[Data entries]
———
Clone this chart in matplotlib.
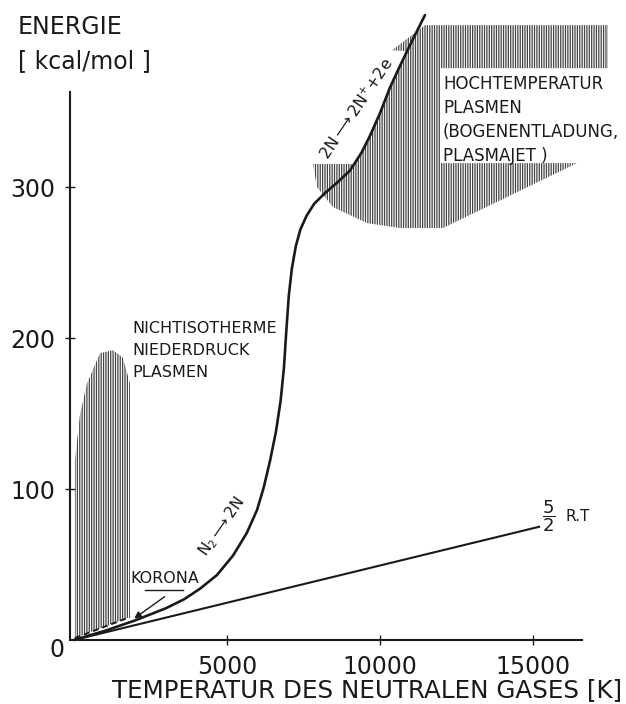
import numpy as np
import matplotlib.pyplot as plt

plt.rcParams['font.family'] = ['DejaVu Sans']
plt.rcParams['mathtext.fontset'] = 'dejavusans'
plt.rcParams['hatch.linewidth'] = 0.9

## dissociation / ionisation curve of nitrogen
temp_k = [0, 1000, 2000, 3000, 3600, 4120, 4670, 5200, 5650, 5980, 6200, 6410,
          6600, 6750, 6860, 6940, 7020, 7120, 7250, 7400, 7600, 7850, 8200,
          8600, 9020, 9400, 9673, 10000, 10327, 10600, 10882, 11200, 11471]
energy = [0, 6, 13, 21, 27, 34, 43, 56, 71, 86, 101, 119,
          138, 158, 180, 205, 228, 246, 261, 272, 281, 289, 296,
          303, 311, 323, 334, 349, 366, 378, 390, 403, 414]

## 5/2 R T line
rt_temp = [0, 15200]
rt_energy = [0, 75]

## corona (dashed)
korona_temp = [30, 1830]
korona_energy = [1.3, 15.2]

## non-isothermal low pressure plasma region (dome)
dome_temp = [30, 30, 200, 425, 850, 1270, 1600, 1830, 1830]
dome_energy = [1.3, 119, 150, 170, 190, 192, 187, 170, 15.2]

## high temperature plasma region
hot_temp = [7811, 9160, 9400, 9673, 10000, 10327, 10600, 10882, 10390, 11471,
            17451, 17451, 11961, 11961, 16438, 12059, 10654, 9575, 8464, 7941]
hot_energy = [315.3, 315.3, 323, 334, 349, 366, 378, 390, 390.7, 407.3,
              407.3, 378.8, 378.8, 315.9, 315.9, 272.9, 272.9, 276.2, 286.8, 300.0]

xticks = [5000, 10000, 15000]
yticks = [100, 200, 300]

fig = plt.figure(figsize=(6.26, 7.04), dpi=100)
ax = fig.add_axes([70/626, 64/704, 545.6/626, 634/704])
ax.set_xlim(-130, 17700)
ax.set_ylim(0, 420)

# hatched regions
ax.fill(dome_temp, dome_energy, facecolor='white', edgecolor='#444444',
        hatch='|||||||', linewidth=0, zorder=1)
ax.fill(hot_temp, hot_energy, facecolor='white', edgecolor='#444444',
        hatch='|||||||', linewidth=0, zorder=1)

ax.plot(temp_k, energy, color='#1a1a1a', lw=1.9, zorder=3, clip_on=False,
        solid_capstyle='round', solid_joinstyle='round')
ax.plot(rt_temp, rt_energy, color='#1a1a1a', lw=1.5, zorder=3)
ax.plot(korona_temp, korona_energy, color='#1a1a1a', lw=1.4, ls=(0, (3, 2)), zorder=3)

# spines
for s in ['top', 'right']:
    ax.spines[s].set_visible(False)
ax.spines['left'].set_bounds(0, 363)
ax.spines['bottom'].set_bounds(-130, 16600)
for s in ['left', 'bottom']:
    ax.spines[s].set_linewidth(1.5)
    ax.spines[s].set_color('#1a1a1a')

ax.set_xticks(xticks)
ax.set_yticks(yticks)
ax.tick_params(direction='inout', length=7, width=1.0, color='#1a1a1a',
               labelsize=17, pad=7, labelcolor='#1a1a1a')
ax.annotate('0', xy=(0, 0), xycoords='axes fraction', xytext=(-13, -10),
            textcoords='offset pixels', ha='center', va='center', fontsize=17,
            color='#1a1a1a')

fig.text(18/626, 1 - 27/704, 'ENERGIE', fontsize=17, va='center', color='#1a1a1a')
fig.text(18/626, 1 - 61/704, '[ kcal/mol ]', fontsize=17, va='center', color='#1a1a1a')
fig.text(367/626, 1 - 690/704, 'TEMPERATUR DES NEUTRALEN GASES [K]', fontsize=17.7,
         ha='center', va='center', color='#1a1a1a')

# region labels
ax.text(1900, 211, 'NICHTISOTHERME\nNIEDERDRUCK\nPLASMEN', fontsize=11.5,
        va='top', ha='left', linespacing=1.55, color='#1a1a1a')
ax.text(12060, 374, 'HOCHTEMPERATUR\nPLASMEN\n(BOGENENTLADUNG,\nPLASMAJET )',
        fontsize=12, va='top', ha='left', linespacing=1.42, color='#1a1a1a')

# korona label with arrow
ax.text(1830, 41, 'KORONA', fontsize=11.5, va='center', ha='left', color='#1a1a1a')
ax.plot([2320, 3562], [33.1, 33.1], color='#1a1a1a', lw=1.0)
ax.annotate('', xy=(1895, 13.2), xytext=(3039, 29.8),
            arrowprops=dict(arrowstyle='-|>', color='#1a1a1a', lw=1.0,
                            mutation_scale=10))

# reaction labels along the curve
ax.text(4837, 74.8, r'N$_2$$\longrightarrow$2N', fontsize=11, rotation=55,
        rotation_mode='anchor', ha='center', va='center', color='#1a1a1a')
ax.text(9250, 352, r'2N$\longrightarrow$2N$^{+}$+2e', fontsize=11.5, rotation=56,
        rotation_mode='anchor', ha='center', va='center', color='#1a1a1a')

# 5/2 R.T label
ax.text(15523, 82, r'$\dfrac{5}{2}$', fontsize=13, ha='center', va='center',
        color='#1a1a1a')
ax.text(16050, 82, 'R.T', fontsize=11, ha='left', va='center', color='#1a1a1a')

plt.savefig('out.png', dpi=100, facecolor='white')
———
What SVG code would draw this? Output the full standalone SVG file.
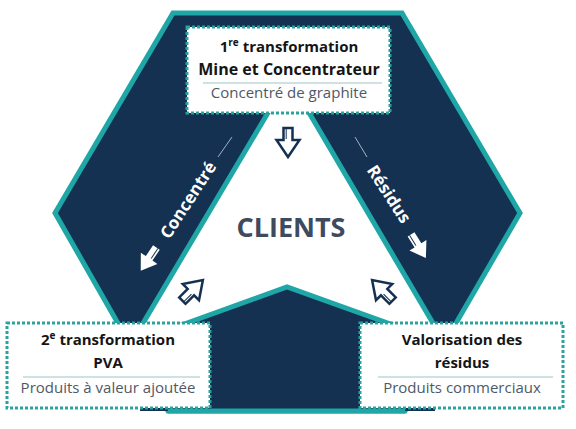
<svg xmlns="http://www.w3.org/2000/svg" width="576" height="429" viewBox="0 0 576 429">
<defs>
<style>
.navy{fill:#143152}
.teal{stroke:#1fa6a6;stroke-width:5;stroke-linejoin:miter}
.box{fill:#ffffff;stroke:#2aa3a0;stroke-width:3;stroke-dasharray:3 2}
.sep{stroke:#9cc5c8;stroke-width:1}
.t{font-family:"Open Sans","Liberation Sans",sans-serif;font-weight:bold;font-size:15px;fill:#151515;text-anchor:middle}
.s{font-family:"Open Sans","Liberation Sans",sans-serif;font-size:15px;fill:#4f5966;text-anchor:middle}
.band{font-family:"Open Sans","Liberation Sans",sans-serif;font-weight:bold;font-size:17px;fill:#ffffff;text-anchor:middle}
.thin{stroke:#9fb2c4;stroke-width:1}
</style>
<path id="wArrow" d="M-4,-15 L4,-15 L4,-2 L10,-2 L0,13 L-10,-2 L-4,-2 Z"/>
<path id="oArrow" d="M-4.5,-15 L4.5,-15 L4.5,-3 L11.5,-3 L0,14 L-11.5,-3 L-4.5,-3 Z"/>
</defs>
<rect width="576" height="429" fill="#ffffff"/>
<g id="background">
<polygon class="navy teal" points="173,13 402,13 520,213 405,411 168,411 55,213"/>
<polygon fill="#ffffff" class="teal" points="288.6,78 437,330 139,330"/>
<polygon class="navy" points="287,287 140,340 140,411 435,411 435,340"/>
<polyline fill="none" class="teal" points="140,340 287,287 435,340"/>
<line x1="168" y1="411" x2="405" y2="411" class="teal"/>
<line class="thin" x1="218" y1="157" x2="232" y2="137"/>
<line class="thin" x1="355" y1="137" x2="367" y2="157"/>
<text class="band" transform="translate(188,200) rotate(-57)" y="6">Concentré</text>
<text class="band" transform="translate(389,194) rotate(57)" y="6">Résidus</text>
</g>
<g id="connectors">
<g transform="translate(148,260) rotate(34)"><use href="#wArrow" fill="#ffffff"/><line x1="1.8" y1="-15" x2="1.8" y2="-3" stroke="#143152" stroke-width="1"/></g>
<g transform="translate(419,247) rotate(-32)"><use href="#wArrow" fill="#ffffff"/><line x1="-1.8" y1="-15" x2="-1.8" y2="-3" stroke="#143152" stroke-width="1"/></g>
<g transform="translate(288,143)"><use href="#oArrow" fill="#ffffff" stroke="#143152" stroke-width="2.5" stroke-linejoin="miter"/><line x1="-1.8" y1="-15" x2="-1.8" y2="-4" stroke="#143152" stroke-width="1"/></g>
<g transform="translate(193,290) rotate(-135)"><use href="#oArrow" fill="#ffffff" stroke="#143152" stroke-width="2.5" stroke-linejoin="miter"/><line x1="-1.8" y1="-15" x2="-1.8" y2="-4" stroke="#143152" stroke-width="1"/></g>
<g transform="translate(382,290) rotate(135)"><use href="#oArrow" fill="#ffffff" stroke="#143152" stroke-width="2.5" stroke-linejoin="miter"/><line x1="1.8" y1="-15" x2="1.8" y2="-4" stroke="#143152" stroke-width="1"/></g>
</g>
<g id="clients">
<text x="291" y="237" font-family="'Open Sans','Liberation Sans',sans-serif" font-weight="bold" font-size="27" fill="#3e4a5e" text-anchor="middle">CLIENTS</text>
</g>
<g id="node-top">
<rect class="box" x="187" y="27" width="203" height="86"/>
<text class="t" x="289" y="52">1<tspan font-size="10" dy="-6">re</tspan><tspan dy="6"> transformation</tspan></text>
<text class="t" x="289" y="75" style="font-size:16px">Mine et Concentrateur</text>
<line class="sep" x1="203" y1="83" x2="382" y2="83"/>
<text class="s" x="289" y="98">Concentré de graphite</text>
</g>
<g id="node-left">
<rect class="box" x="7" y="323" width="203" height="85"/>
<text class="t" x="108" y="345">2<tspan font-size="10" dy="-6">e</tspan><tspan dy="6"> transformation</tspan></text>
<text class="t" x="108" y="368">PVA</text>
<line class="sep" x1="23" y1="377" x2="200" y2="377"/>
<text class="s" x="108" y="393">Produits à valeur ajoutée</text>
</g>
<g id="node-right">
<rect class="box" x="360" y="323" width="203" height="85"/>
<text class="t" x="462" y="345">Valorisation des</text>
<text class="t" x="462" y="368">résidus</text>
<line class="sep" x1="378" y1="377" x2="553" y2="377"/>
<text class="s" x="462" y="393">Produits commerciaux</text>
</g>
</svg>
———
*YOUR OBJECTIVE*. Give again, word for word, only the lines starting at the line with "Clone this chart in matplotlib." and ending at the line with "dome_energy = [1.3, 119, 150, 170, 190, 192, 187, 170, 15.2]", keeping both end lines; pictures stay out.

*REPLY*.
Clone this chart in matplotlib.
import numpy as np
import matplotlib.pyplot as plt

plt.rcParams['font.family'] = ['DejaVu Sans']
plt.rcParams['mathtext.fontset'] = 'dejavusans'
plt.rcParams['hatch.linewidth'] = 0.9

## dissociation / ionisation curve of nitrogen
temp_k = [0, 1000, 2000, 3000, 3600, 4120, 4670, 5200, 5650, 5980, 6200, 6410,
          6600, 6750, 6860, 6940, 7020, 7120, 7250, 7400, 7600, 7850, 8200,
          8600, 9020, 9400, 9673, 10000, 10327, 10600, 10882, 11200, 11471]
energy = [0, 6, 13, 21, 27, 34, 43, 56, 71, 86, 101, 119,
          138, 158, 180, 205, 228, 246, 261, 272, 281, 289, 296,
          303, 311, 323, 334, 349, 366, 378, 390, 403, 414]

## 5/2 R T line
rt_temp = [0, 15200]
rt_energy = [0, 75]

## corona (dashed)
korona_temp = [30, 1830]
korona_energy = [1.3, 15.2]

## non-isothermal low pressure plasma region (dome)
dome_temp = [30, 30, 200, 425, 850, 1270, 1600, 1830, 1830]
dome_energy = [1.3, 119, 150, 170, 190, 192, 187, 170, 15.2]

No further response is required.